Authors wishing to submit articles for publication in Applied Pragmatics are requested to do so through the journal’s online submission and manuscript tracking site. All other
enquiries should be directed towards the editors by e-mailing the journal at:
Manuscripts submitted to Applied Pragmatics will undergo double-blind peer review and will be evaluated based on their originality, methodological rigor, significance of findings, and quality of presentation. Manuscripts submitted for consideration to the journal should not be previously published or being considered for publication elsewhere.
All submissions to Applied Pragmatics should be written in English and prepared according to the following guidelines.
Full-length articles reporting on empirical or theoretical research should be 7,000-10,000 words. Word limits should be adhered to closely; tables, references, notes, and appendices should be included in the word counts.
Full-length articles should include an abstract that is 150-200 words long.
All submissions should include four to six keywords that can be used for indexing purposes.
All submissions should be presented in Times New Roman, 12-point font. Please include page numbers in the manuscript.

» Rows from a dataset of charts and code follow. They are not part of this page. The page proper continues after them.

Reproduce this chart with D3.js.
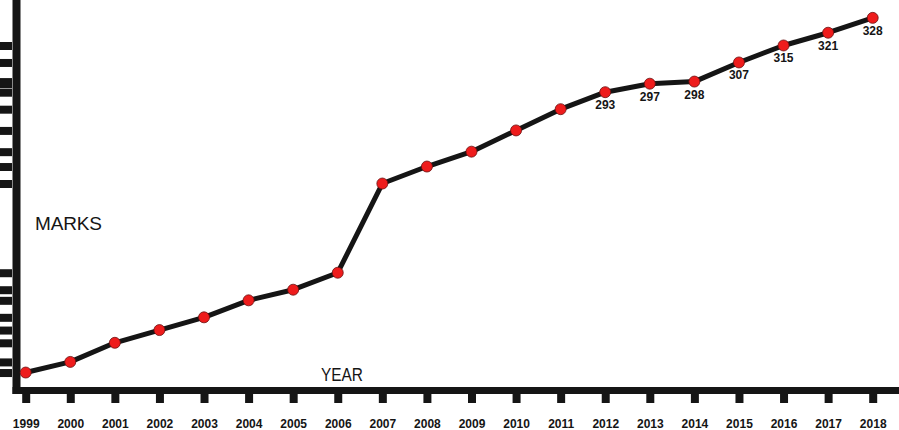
<!DOCTYPE html>
<html><head><meta charset="utf-8">
<script src="https://cdn.jsdelivr.net/npm/d3@7"></script>
<style>
html,body{margin:0;padding:0;background:#fff;}
svg{display:block;}
</style></head>
<body>
<svg id="chart" width="899" height="430"></svg>
<script>
const years = ["1999","2000","2001","2002","2003","2004","2005","2006","2007","2008","2009","2010","2011","2012","2013","2014","2015","2016","2017","2018"];
const marks = [161,166,175,181,187,195,200,208,250,258,265,275,285,293,297,298,307,315,321,328];
const labeledYears = ["2012","2013","2014","2015","2016","2017","2018"];
const yTickYears = ["1999","2000","2001","2002","2003","2004","2005","2006","2007","2008","2009","2010","2011","2012","2013","2014","2015","2016"];

const W = 899, H = 430;
const ink = "#151515";
const svg = d3.select("#chart");

const x = d3.scalePoint().domain(years).range([25.7, 872.7]);
const y = d3.scaleLinear().domain([150, 335]).range([395.9, 3.0]);

// Y axis ticks (at data values)
const yTicks = yTickYears.map(yr => marks[years.indexOf(yr)]);
const gy = svg.append("g").attr("transform", "translate(12,0)")
  .call(d3.axisLeft(y).tickValues(yTicks).tickSize(12).tickFormat(""));
gy.select(".domain").remove();
gy.selectAll(".tick line").attr("stroke", ink).attr("stroke-width", 8);

// Y axis line
svg.append("rect").attr("x", 12.5).attr("y", 0).attr("width", 8).attr("height", 394).attr("fill", ink);

// X axis
const gx = svg.append("g").attr("transform", "translate(0,394)")
  .call(d3.axisBottom(x).tickSize(9).tickPadding(16.5));
gx.select(".domain").remove();
gx.selectAll(".tick line").attr("stroke", ink).attr("stroke-width", 8);
gx.selectAll(".tick text")
  .attr("fill", ink)
  .attr("font-family", "Arial, 'Liberation Sans', sans-serif")
  .attr("font-size", 12).attr("font-weight", "bold");
svg.append("rect").attr("x", 12.5).attr("y", 387).attr("width", W - 12.5).attr("height", 7).attr("fill", ink);

// axis titles
svg.append("text").attr("x", 35).attr("y", 230)
  .attr("font-family", "Arial, 'Liberation Sans', sans-serif").attr("font-size", 19)
  .attr("fill", ink).attr("textLength", 67).text("MARKS");
svg.append("text").attr("x", 321).attr("y", 381)
  .attr("font-family", "Arial, 'Liberation Sans', sans-serif").attr("font-size", 19)
  .attr("fill", ink).attr("textLength", 42).attr("lengthAdjust", "spacingAndGlyphs").text("YEAR");

// line
const data = years.map((yr, i) => ({year: yr, v: marks[i]}));
svg.append("path").datum(data)
  .attr("fill", "none").attr("stroke", ink).attr("stroke-width", 5)
  .attr("stroke-linejoin", "round")
  .attr("d", d3.line().x(d => x(d.year)).y(d => y(d.v)));

// points
svg.selectAll("circle.pt").data(data).join("circle")
  .attr("class", "pt")
  .attr("cx", d => x(d.year)).attr("cy", d => y(d.v)).attr("r", 5.5)
  .attr("fill", "#ee1c1c").attr("stroke", "#6a1010").attr("stroke-width", 0.8);

// labels
svg.selectAll("text.lbl").data(data.filter(d => labeledYears.includes(d.year))).join("text")
  .attr("class", "lbl")
  .attr("x", d => x(d.year)).attr("y", d => y(d.v) + 17)
  .attr("text-anchor", "middle")
  .attr("font-family", "Arial, 'Liberation Sans', sans-serif")
  .attr("font-size", 12).attr("font-weight", "bold").attr("fill", ink)
  .text(d => d.v);
</script>
</body></html>
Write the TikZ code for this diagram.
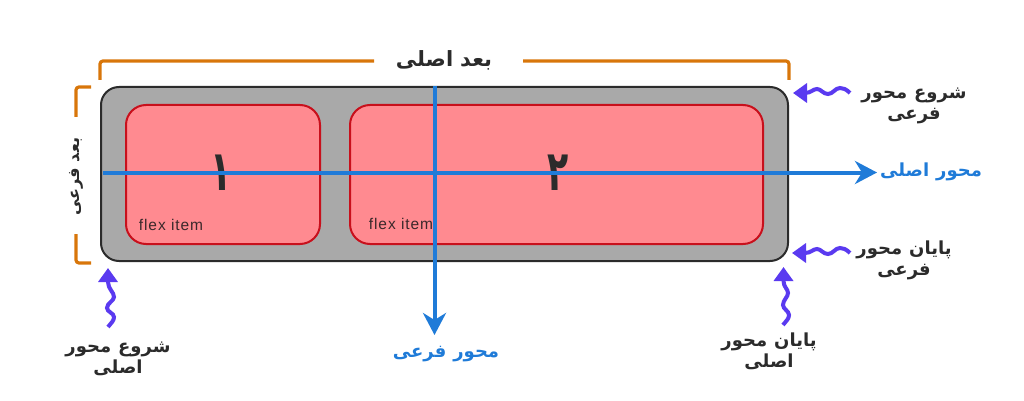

Sections and Section Headings
All sections should be numbered and labeled with a descriptive title. Please do not exceed three levels of headings. Section numbering should follow the pattern 1, 2 (for level one); 1.1, 1.2 (for level two); and 1.1.1, 1.1.2 (for level three).
Tables, Figures, and Other Graphics
In the initial submission, authors should place tables, figures, and other graphics within the paper in the desired location. However, authors should be prepared to submit original artwork files separately upon final accepted submission. All tables and figures should be numbered consecutively and include a caption that is informative and concise. All tables and figures should be introduced in the text.
References in the text should follow the Name (year) format. Use et al. for three or more authors after the first mention (include all authors in the reference list). Examples:
Harding and Jones (2009)
Johnson et al. (2014)
Jones (2007, 2010)
When both the name and the year are placed in parentheses, include a comma between the name and date; replace ‘and’ with ‘&’. When page numbers are required, follow the format year + colon + page numbers with ‘pp.’. Separate multiple references with commas. Examples:
(Smith, 2005: 56-58)
(Smith, 2005; Harding & Jones, 2007)
(Johnson et al., 2014, p. 43)
Use double quotes for shorter quotations. Quotations longer than 40 words should be displayed as an indented block quote. Any quotations within the main quote should use single quotes.
Language examples and linguistic items within the main text should be in italics, with bolding for further emphasis:
- ...antecedents for pronominal this and these tend to be extended units of discourse…
- ...noun phrases with more than one premodifying noun, such as justice department official…
- the conversion of verbs to nouns (as in strong increase or flow line)
Longer examples should be set apart from the main text with blank lines before and after, indented, and numbered. Examples should be referred to in the text by number (e.g., Example 1 shows that…). Italics, bold, and underlining can be used for further emphasis if needed. Examples:
(1) Specifically, we were interested in investigating the quantitative difference in the use of grammatical structures associated with registers over time.
(2) This may be explained by the presence of high fluctuations in the 1 min. data.
In order to maintain anonymity, acknowledgements, if any, should not be included in the initial submission. Authors of accepted papers may include a brief acknowledgements section in the final submission. This should be an unnumbered section immediately following the conclusion.
Use endnotes rather than footnotes. These should be numbered consecutively throughout the paper and included as an unnumbered section following the conclusion or acknowledgements section.
The full reference list should follow guidelines provided by the American Psychological Association (7th edition), except for one point: for multi-author works, list up to seven authors at first mention in in-text citation and on the reference list. Also, add DOI for all journal articles. A few examples follow; please consult the APA manual for full details.
Blum-Kulka, S., House, J., & Kasper, G. (1989). Cross-cultural pragmatics: Requests and apologies. Ablex.
Leech, G. (2004). Meaning and the English verb (3rd ed.). Routledge.
Matthiessen, C. (2015). Register in the round: Registerial cartography. Functional Linguistics, 2(9), 1–48. https://doi.org/10.1186/s40554-015-0015-8
Nelson, G. L., Carson, J., Batal, M. A., & Bakary, W. E. (2002). Cross-cultural pragmatics: Strategy use in Egyptian Arabic and American English refusals. Applied Linguistics, 23(2), 163–189. https://doi.org/10.1093/applin/23.2.163
Bialystok, E. (1993). Symbolic representation and attentional control in pragmatic competence. In G. Kasper & S. Blum-Kulka (Eds.), Interlanguage pragmatics (pp. 43-58). Oxford University Press.
One or more appendix sections may be included after the references section.
It is the responsibility of the author to obtain permission to reproduce any material that has been previously published.